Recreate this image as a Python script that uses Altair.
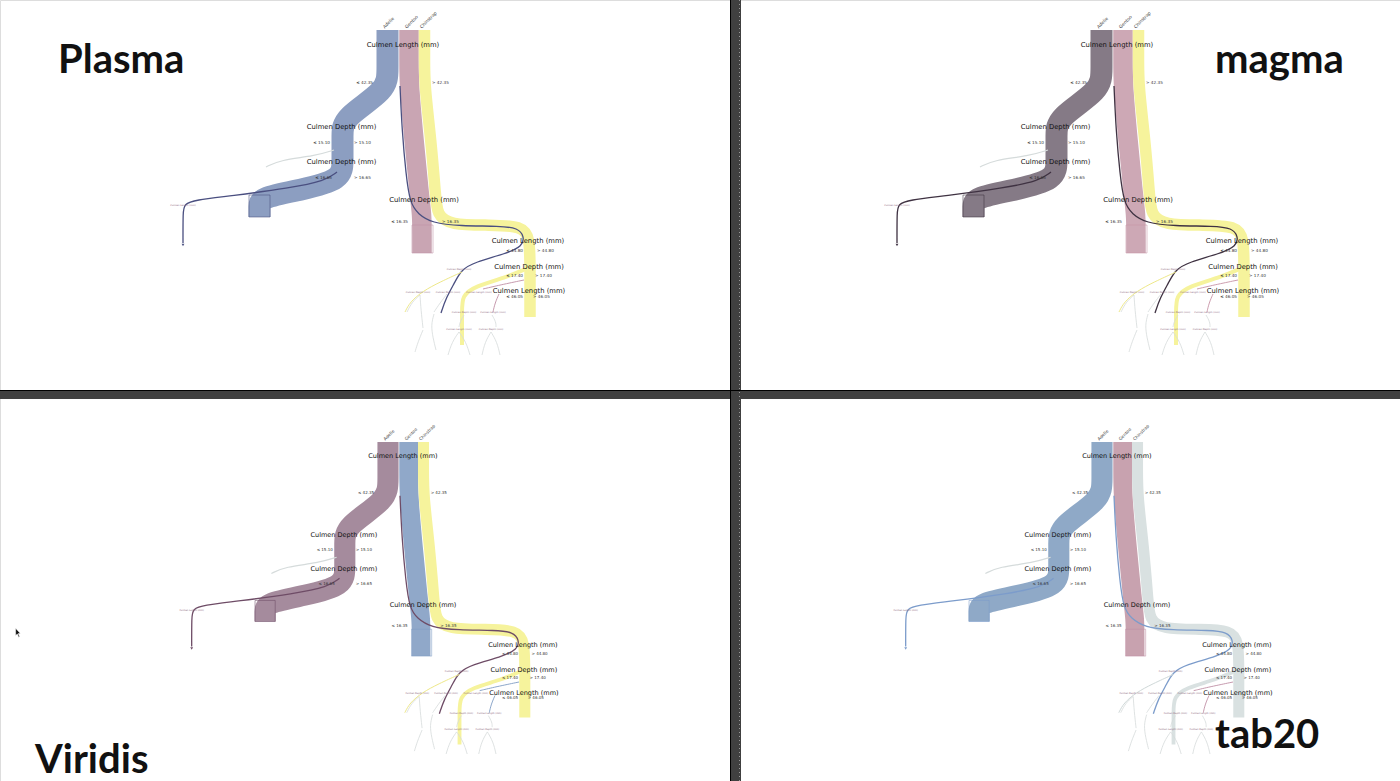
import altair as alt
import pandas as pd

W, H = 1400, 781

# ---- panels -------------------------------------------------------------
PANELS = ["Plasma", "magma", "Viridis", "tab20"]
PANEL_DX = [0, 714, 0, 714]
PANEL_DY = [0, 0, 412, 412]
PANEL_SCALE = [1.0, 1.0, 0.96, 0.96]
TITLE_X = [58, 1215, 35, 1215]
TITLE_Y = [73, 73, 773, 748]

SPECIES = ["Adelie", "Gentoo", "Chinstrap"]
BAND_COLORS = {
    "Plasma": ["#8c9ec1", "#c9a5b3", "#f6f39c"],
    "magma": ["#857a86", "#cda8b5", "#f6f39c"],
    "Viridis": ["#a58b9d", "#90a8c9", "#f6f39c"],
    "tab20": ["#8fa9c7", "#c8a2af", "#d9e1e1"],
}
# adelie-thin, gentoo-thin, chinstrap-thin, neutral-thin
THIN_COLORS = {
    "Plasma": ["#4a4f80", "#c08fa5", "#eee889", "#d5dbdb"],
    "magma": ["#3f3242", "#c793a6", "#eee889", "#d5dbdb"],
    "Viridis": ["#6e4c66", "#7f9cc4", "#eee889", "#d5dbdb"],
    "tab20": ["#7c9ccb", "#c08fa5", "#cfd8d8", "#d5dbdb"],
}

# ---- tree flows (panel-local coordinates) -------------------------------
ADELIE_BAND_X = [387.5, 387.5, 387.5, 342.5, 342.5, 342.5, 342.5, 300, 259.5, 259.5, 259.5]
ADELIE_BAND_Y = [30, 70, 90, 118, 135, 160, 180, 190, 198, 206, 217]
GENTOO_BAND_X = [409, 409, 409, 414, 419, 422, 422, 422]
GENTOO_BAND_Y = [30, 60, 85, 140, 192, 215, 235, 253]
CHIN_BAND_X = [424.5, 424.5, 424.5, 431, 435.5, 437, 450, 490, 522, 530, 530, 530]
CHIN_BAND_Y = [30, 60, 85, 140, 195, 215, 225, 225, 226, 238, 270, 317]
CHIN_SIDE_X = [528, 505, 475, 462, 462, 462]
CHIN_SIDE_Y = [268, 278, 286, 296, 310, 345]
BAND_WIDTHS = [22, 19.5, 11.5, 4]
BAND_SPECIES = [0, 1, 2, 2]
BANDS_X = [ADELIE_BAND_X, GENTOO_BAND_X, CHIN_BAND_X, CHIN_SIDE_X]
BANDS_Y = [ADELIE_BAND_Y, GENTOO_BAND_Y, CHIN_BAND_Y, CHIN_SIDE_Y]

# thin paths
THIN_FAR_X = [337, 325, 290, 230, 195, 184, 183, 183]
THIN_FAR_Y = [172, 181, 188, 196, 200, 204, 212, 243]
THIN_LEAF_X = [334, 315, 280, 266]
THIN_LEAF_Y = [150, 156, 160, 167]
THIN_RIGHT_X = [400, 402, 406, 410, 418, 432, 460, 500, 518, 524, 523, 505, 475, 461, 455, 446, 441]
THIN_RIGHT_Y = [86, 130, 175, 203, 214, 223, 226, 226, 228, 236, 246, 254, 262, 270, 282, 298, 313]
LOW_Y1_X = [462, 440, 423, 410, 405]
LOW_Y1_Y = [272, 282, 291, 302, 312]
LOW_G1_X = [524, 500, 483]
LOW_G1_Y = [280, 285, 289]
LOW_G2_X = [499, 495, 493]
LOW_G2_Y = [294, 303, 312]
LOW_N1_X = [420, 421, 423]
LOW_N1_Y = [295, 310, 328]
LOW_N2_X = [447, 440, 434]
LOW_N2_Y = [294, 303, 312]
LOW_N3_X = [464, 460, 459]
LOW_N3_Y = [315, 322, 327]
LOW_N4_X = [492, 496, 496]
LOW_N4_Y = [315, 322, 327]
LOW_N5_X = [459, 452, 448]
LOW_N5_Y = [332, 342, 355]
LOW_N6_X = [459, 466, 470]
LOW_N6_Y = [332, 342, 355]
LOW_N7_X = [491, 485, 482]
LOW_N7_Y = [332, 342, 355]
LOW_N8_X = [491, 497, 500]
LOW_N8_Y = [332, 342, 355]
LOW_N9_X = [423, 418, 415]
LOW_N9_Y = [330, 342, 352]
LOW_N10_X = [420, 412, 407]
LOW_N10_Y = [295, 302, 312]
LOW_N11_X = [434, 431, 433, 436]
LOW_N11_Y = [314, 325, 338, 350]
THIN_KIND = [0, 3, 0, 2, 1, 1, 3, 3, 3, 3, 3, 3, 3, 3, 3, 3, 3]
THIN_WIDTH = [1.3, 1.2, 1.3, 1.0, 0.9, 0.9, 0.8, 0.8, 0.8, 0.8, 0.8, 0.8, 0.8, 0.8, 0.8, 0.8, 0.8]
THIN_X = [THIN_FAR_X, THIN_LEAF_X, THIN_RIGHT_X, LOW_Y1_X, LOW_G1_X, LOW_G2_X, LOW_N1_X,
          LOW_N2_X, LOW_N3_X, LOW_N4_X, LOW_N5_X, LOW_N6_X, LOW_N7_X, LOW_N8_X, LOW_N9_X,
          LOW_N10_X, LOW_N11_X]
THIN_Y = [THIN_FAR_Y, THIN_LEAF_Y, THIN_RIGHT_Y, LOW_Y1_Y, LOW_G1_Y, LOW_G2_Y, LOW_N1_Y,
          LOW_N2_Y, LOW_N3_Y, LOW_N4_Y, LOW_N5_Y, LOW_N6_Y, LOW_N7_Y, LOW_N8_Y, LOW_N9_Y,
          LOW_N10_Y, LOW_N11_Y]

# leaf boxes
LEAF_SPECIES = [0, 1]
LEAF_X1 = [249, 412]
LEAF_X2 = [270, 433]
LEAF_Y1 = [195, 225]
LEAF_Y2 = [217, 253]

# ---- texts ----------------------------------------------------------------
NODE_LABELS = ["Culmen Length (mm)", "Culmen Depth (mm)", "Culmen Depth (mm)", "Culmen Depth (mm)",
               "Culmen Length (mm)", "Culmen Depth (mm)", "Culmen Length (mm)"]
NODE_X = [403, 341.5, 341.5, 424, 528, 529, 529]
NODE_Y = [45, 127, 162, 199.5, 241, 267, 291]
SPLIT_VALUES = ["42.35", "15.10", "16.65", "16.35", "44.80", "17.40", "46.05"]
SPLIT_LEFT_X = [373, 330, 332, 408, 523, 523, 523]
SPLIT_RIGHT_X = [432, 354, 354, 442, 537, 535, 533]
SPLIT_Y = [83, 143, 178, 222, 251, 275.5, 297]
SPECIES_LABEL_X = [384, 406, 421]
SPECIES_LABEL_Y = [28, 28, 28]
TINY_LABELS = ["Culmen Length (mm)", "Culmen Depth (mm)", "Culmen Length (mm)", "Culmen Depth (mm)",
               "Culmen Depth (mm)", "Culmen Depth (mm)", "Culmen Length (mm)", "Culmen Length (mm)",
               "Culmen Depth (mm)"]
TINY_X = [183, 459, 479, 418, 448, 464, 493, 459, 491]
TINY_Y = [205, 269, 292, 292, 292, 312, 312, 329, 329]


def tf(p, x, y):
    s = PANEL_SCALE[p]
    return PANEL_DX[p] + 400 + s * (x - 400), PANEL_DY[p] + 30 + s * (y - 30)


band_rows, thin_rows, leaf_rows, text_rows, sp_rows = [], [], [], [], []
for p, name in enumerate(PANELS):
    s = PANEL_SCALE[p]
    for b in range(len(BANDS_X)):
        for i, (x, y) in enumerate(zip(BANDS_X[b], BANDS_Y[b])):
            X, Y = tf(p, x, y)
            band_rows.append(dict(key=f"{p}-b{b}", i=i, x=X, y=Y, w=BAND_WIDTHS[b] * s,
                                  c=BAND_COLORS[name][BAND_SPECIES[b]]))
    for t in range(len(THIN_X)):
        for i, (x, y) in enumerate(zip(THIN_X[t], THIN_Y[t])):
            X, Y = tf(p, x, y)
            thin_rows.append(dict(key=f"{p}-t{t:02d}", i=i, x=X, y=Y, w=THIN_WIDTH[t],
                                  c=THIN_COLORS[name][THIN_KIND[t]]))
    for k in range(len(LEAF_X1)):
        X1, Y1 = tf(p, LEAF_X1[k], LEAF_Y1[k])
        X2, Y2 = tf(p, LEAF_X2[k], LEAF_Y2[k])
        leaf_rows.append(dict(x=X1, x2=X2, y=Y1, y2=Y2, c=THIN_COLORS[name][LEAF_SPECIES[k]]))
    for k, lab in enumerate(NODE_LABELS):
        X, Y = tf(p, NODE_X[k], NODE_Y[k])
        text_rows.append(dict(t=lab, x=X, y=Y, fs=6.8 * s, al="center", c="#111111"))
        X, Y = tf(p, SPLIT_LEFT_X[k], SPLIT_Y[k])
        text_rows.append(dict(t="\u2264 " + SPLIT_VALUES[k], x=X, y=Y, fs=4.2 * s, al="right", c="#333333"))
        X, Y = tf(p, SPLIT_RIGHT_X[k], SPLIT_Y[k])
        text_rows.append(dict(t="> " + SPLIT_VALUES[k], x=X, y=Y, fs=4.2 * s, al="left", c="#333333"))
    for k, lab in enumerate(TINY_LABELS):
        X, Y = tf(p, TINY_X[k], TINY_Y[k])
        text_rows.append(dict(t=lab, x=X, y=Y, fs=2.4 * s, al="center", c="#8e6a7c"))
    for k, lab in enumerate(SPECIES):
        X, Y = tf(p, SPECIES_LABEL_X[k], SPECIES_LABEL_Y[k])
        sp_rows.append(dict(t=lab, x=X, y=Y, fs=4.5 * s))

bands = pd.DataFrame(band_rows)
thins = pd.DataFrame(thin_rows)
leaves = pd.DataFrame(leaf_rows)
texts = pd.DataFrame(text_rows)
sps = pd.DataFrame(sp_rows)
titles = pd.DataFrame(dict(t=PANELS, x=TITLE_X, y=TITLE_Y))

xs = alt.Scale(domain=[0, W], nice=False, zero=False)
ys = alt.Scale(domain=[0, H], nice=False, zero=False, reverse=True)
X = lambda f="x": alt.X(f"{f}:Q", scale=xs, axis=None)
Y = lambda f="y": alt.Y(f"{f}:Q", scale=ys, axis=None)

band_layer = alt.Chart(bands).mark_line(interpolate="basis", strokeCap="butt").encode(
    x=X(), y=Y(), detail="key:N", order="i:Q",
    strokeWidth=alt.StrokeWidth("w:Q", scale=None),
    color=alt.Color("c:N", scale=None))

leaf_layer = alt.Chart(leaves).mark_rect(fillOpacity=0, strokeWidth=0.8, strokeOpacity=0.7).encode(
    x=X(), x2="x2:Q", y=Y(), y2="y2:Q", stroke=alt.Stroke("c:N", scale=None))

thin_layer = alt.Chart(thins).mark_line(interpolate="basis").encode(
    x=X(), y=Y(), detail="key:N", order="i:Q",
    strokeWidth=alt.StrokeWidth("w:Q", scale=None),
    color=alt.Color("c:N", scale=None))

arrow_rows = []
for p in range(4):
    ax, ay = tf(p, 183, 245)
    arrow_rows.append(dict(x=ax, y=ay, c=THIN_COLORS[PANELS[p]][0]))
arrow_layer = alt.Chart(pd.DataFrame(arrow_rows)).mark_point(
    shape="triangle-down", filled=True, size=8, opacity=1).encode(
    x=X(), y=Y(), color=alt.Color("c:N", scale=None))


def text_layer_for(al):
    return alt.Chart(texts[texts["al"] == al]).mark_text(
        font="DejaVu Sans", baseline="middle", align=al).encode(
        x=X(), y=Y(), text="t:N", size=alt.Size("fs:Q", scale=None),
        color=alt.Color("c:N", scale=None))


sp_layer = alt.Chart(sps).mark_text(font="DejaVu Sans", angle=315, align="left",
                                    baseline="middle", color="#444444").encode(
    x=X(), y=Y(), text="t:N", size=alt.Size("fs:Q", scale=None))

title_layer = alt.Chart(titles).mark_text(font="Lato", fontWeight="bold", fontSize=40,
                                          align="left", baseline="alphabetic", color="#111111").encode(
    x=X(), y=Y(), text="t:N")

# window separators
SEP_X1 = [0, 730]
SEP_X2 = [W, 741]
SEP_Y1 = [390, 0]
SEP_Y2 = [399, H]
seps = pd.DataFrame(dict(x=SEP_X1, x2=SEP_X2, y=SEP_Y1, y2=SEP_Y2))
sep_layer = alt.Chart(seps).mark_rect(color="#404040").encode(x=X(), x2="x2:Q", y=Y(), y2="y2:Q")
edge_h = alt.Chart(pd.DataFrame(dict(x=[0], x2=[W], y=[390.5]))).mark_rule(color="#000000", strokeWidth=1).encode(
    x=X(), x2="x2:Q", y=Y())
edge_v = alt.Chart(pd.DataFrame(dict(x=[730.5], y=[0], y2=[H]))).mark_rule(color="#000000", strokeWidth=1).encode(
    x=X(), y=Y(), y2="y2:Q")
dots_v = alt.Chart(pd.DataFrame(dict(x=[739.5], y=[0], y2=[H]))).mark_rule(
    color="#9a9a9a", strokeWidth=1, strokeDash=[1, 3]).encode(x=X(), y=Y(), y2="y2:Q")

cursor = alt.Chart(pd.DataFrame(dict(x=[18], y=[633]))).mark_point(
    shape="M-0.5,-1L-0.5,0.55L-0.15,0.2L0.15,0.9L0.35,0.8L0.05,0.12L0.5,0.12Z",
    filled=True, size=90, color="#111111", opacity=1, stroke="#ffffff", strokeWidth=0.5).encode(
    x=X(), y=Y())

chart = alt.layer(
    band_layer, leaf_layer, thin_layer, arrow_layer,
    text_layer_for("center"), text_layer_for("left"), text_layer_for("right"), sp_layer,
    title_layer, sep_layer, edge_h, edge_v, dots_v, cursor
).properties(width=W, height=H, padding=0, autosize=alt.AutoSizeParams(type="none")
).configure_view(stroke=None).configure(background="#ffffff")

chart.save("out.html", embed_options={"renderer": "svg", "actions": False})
________________________
From the first line above to the line containing "TITLE_Y = [73, 73, 773, 748]", repeat each line exactly. Pictures stay out.

▶ _TASK ANSWER_:
Recreate this image as a Python script that uses Altair.
import altair as alt
import pandas as pd

W, H = 1400, 781

# ---- panels -------------------------------------------------------------
PANELS = ["Plasma", "magma", "Viridis", "tab20"]
PANEL_DX = [0, 714, 0, 714]
PANEL_DY = [0, 0, 412, 412]
PANEL_SCALE = [1.0, 1.0, 0.96, 0.96]
TITLE_X = [58, 1215, 35, 1215]
TITLE_Y = [73, 73, 773, 748]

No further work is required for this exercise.